§ WORK TO BE COMPLETED: Copy exactly the lines from the start of the material through the line with "const FLOW_NAME = 'Flow rate';". Pictures stay out of the copy.

§ RECORDED INFORMATION:
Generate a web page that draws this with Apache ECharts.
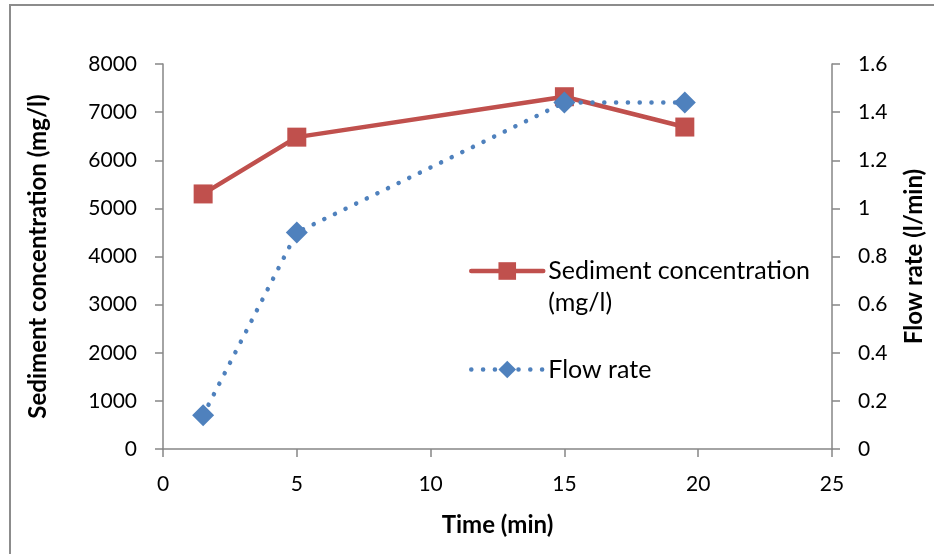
<!DOCTYPE html>
<html>
<head>
<meta charset="utf-8">
<style>
  html, body { margin: 0; padding: 0; background: #fff; }
  #chart { width: 934px; height: 554px; }
</style>
<script src="https://cdn.jsdelivr.net/npm/echarts@6/dist/echarts.min.js"></script>
</head>
<body>
<div id="chart"></div>
<script>
// Sampling times (min)
const times = [1.5, 5, 15, 19.5];
// Sediment concentration (mg/l), left axis
const sediment = [5300, 6480, 7320, 6690];
// Flow rate (l/min), right axis
const flowRate = [0.14, 0.90, 1.44, 1.44];

const SED_NAME = 'Sediment concentration (mg/l)';
const FLOW_NAME = 'Flow rate';

const FONT = 'Lato, "Open Sans", sans-serif';
const AXIS_GREY = '#868686';
const RED = '#C0504D';
const BLUE = '#4F81BD';
const DOTS = [0.1, 11.7];

const pairs = (xs, ys) => xs.map((x, i) => [x, ys[i]]);
const plain = v => String(v);

const axisCommon = {
  axisLine: { show: true, onZero: false, lineStyle: { color: AXIS_GREY, width: 1.5 } },
  axisTick: { show: true, inside: false, length: 8, lineStyle: { color: AXIS_GREY, width: 1.5 } },
  splitLine: { show: false },
  axisLabel: { color: '#000', fontFamily: FONT, fontSize: 21, formatter: plain },
  nameTextStyle: { color: '#000', fontFamily: FONT, fontSize: 24, fontWeight: 'bold' },
  nameLocation: 'middle'
};

const chart = echarts.init(document.getElementById('chart'), null, { renderer: 'canvas' });

chart.setOption({
  animation: false,
  backgroundColor: '#fff',
  graphic: [{
    type: 'rect',
    shape: { x: 10, y: 5, width: 1000, height: 700 },
    style: { fill: 'none', stroke: '#8c8c8c', lineWidth: 2 },
    silent: true, z: -1
  }],
  grid: { left: 163, right: 101, top: 64, bottom: 105, containLabel: false },
  legend: [{
    data: [SED_NAME],
    left: 464, top: 218,
    itemWidth: 72, itemHeight: 22,
    // leading blank line keeps the first text line level with the icon
    formatter: () => '\nSediment concentration\n(mg/l)',
    textStyle: { color: '#000', fontFamily: FONT, fontSize: 25, lineHeight: 32 },
    lineStyle: { width: 4.5, cap: 'round' },
    selectedMode: false
  }, {
    data: [FLOW_NAME],
    left: 464, top: 352,
    itemWidth: 72, itemHeight: 22,
    textStyle: { color: '#000', fontFamily: FONT, fontSize: 25 },
    lineStyle: { width: 4.5, type: DOTS, cap: 'round' },
    selectedMode: false
  }],
  xAxis: Object.assign({}, axisCommon, {
    type: 'value', min: 0, max: 25, interval: 5,
    name: 'Time (min)', nameGap: 64,
    axisLabel: Object.assign({}, axisCommon.axisLabel, { margin: 25 })
  }),
  yAxis: [
    Object.assign({}, axisCommon, {
      type: 'value', position: 'left', min: 0, max: 8000, interval: 1000,
      name: 'Sediment concentration (mg/l)', nameGap: 113, nameRotate: 90,
      axisLabel: Object.assign({}, axisCommon.axisLabel, { margin: 26 })
    }),
    Object.assign({}, axisCommon, {
      type: 'value', position: 'right', min: 0, max: 1.6, interval: 0.2,
      name: 'Flow rate (l/min)', nameGap: 70, nameRotate: 90,
      axisLabel: Object.assign({}, axisCommon.axisLabel, { margin: 26 })
    })
  ],
  series: [{
    name: SED_NAME,
    type: 'line',
    yAxisIndex: 0,
    data: pairs(times, sediment),
    symbol: 'rect', symbolSize: 19,
    itemStyle: { color: RED },
    lineStyle: { color: RED, width: 4.5, cap: 'round' },
    z: 2
  }, {
    name: FLOW_NAME,
    type: 'line',
    yAxisIndex: 1,
    data: pairs(times, flowRate),
    symbol: 'diamond', symbolSize: 22,
    itemStyle: { color: BLUE },
    lineStyle: { color: BLUE, width: 4.5, type: DOTS, cap: 'round' },
    z: 3
  }]
});
</script>
</body>
</html>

§ RESPONSE TO THIS TASK:
Generate a web page that draws this with Apache ECharts.
<!DOCTYPE html>
<html>
<head>
<meta charset="utf-8">
<style>
  html, body { margin: 0; padding: 0; background: #fff; }
  #chart { width: 934px; height: 554px; }
</style>
<script src="https://cdn.jsdelivr.net/npm/echarts@6/dist/echarts.min.js"></script>
</head>
<body>
<div id="chart"></div>
<script>
// Sampling times (min)
const times = [1.5, 5, 15, 19.5];
// Sediment concentration (mg/l), left axis
const sediment = [5300, 6480, 7320, 6690];
// Flow rate (l/min), right axis
const flowRate = [0.14, 0.90, 1.44, 1.44];

const SED_NAME = 'Sediment concentration (mg/l)';
const FLOW_NAME = 'Flow rate';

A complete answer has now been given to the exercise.